Quale eredità lascia al calcio moderno?
«Leggeva le partite alla grande, ma era la sua forza mentale a colpirmi: la capacità di entrare nella testa dei campioni, facendosi rispettare senza imporre l’autorità».
E f uori dal campo?
«Un uomo sempre piacevole, di compagnia. Mi dispiace personalmente, è una perdita che mi segna. Non ci vedevamo da qualche anno, quando s’invecchia succede, la vita è così. Ma il ricordo delle nostre cene romane lo conserverò per sempre».

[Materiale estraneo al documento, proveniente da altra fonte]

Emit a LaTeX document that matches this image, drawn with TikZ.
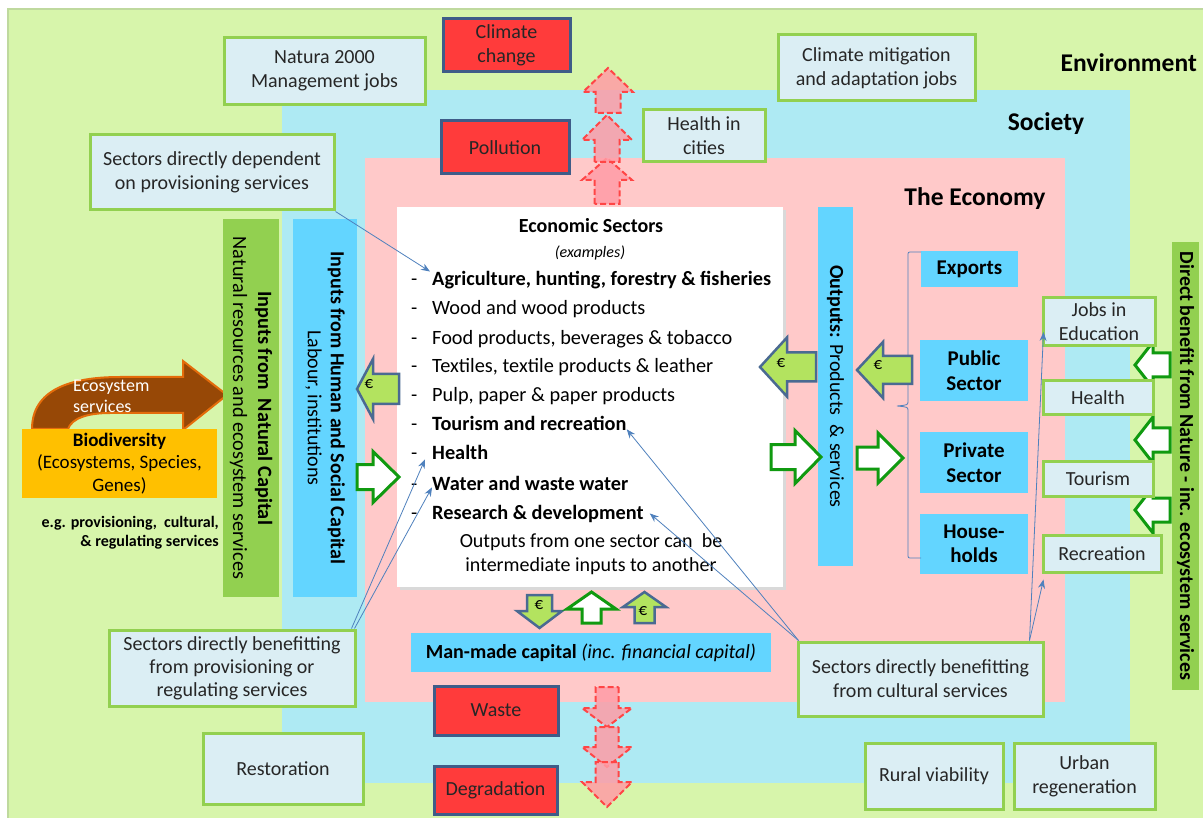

Quella Lazio segnò un’epoca.
«Era una squadra che abbinava bellezza e risultati. Aveva grandi campioni e un allenatore eccezionale che sapeva come far rendere al meglio tutto quel talento. Vinceva divertendo. E divertendosi». 
Il racconto della malattia ha colpito il mondo intero, andando anche oltre i confini del calcio.
«Ha vissuto la malattia con dignità e sorriso, sapeva che il suo momento stava arrivando. Ha fatto come sul campo, da allenatore, sdrammatizzando, trovando sempre modo di infondere tranquillità, serenità. Una lezione di vita, l’ultima, la più importante».
In una frase sola? 
«Ha affrontato la morte come la vita: col sorriso».